I met Dael Orlandersmith at the 100 poet reading at St Mark’s Church on the Lower Eastside of New York. Steve Cannon of Tribes introduced us. I’m assuming that was done to get me away from him, though that was a nice way to do it.
“Dael, here’s Browne, you guys should talk,” Steve Cannon running away.
So Dael is famous for writing Yellowman an award winning play and I was like “Oh wow!!” And things, but then she said she preferred San Francisco to LA and I found that a bit problematic.
LA is way closer to New York than San Francisco. Yeah maybe San Francisco looks like New York, but inside LA is way more New York, at least how New York was in the 1980s.
New York presently though, even the Lower Eastside is pretty upscale.
Maybe New York always wanted to be San Francisco…scary thought, but I won’t think about that too much.
I told her that the people of San Francisco were like Gap commercials. When I say Gap commercial I mean that while there maybe different races of people they are all the same, so what does it matter if you have “diversity” if your diversity just refers to the color of the car and not a variety of vehicles to get from point a to point b.
LA is much more diverse than San Francisco and even New York. The only minorities I see in New York are the people working in the subways or working security or someones date.
Yeah lots of upper middle class black chicks with their white boyfriends giving me the evil eye.
"Why is she staring at you?" white dude fiance.
"Highlander syndrome, lets just ignore it or I'll have to cure her," me trying to be nice.
While I'm fabulous now, my roots are working class and I wanted to punch quite a few people, but I was with my white boyfriend and didn't want him to have to go through the whole running from the cops thing.
I'll give all of you the rundown on the there can only be one Highlander Syndrome among socialite type women of color, but that's another post.
Anyways I told her. “I hate San Francisco people; every time I go there I want to punch people.” And she was like, “What? You want to punch them?” and I said “Yeah.”
She looked at me kind of like, “Oh you’re crazy, let me move away from you.” Though since she is a New Yorker and I’m a LA girl I could have totally been misinterpreting that, but I didn’t care. Not really. She said the reason she didn’t like LA was because of the way we talk with the whole ‘like’ thing and Valley girl thing.
I know that people who aren’t from LA always think that I’m a Valley girl.
"Are you one of those Valley girls, you sound like it," a person who I feel is a bit judgmental.

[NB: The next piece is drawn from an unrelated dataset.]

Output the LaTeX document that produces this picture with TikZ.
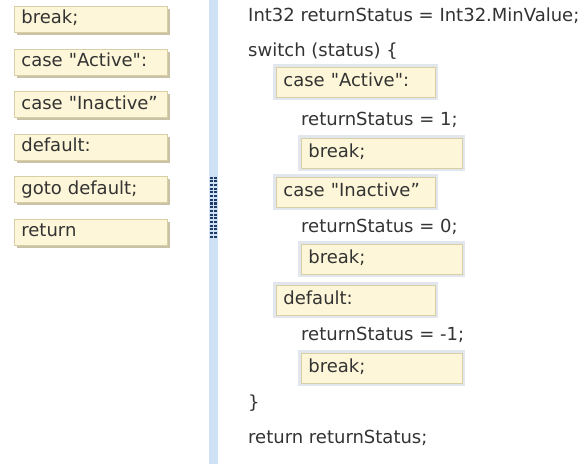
\documentclass[tikz,border=0pt]{standalone}
\usepackage{fontspec}
\setmainfont{DejaVu Sans}[Ligatures=TeXOff]
\usetikzlibrary{shadows}

\definecolor{chipfill}{HTML}{FDF6D8}
\definecolor{chipline}{HTML}{D9CFA6}
\definecolor{chipshade}{HTML}{C9C2A6}
\definecolor{slotframe}{HTML}{E2E7EE}
\definecolor{barblue}{HTML}{CFE2F5}
\definecolor{grip}{HTML}{1F3A66}
\definecolor{codegray}{HTML}{333333}

\tikzset{
  chip/.style={draw=chipline, fill=chipfill, line width=0.8pt,
    anchor=north west, minimum width=153pt, minimum height=26pt,
    text width=139pt, text height=13pt, text depth=4pt,
    inner xsep=7pt, inner ysep=0pt, align=left,
    drop shadow={shadow xshift=2.5pt, shadow yshift=-2.5pt,
      fill=chipshade, opacity=1}},
  slot/.style={draw=chipline, fill=chipfill, line width=0.8pt,
    preaction={draw=slotframe, line width=6pt},
    anchor=north west, minimum width=#1, minimum height=30pt,
    text width=#1-14pt, text height=13pt, text depth=4pt,
    inner xsep=7pt, inner ysep=0pt, align=left},
  code/.style={anchor=base west, inner sep=0pt}
}

\begin{document}
\begin{tikzpicture}[x=1pt, y=-1pt, font=\fontsize{18}{21}\selectfont,
  every node/.append style={text=codegray}]
  \useasboundingbox (0,0) rectangle (584,464);
  \fill[white] (0,0) rectangle (584,464);

  %--- common coords
  \def\codex{248}\def\casex{276}\def\bodyx{301}

  %==================== choices panel ====================
  \foreach \lbl [count=\i] in {break;, case "Active":, case "Inactive”,
      default:, goto default;, return}
    \node[chip] (choice\i) at (14,{6+(\i-1)*42.6}) {\lbl};

  % splitter bar with grip
  \fill[barblue] (209,0) rectangle (218,464);
  \foreach \r in {0,...,16}
    \foreach \c in {211.5,215.5}
      \fill[grip] (\c-1.2,{176.5+\r*3.7}) rectangle (\c+1.2,{178.6+\r*3.7});

  %==================== code panel ====================
  \node[code] (init) at (\codex,21) {Int32 returnStatus = Int32.MinValue;};
  \node[code] (switch) at (\codex,56) {switch (status) \{};

  % case "Active"
  \node[slot=159pt] (slotA) at (\casex,67) {case "Active":};
  \node[code] (setA) at (\bodyx,125) {returnStatus = 1;};
  \node[slot=161pt] (breakA) at (\bodyx,138) {break;};

  % case "Inactive"
  \node[slot=159pt] (slotB) at (\casex,177) {case "Inactive”};
  \node[code] (setB) at (\bodyx,232) {returnStatus = 0;};
  \node[slot=161pt] (breakB) at (\bodyx,244) {break;};

  % default
  \node[slot=159pt] (slotC) at (\casex,285) {default:};
  \node[code] (setC) at (\bodyx,340) {returnStatus = -1;};
  \node[slot=161pt] (breakC) at (\bodyx,353) {break;};

  \node[code] (close) at (\codex,408) {\}};
  \node[code] (ret) at (\codex,443) {return returnStatus;};
\end{tikzpicture}
\end{document}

Owing to me already being pegged as a LA ditz I felt there was no point in me trying to not just be my fucked up self, since she probably found me annoying anyway. I according to some overuse the word ‘like’ and have somehow acquired through my Nigerian, Honduran, and Canadian background a LA Valley girl accent that pretty much makes every conversation sound like a sing-song question.
“Like I was in New York?”
“And I like took the subway?”
“It wasn’t that cold there though, you know?”
I don’t have a problem with how I talk though, because if I had to talk like a New Yorker I would kill myself. Many New Yorkers sound as if like they grew up in a very loud dive bar. They draw their vowels out to an excruciating length and they always sound like they are yelling at you.
“HoooooooooooooW aaaarrrre yoooooooouuuuuuuuuu doooooooinnnnnnnG????!!!!!!!!”
“I was like totally fine when you first started asking the question, but now that you’ve like spit your Lower Eastside vowel juice on me, I’m not so good, ” Browne
Yeah, so that was my New Year’s Day in New York.
By Browne Molyneux
PS BusTard got a picture of me and Patti together. I won’t publish it though, because that’s just way too egomaniacal and I'm way too bitchin' to be like egomaniacal.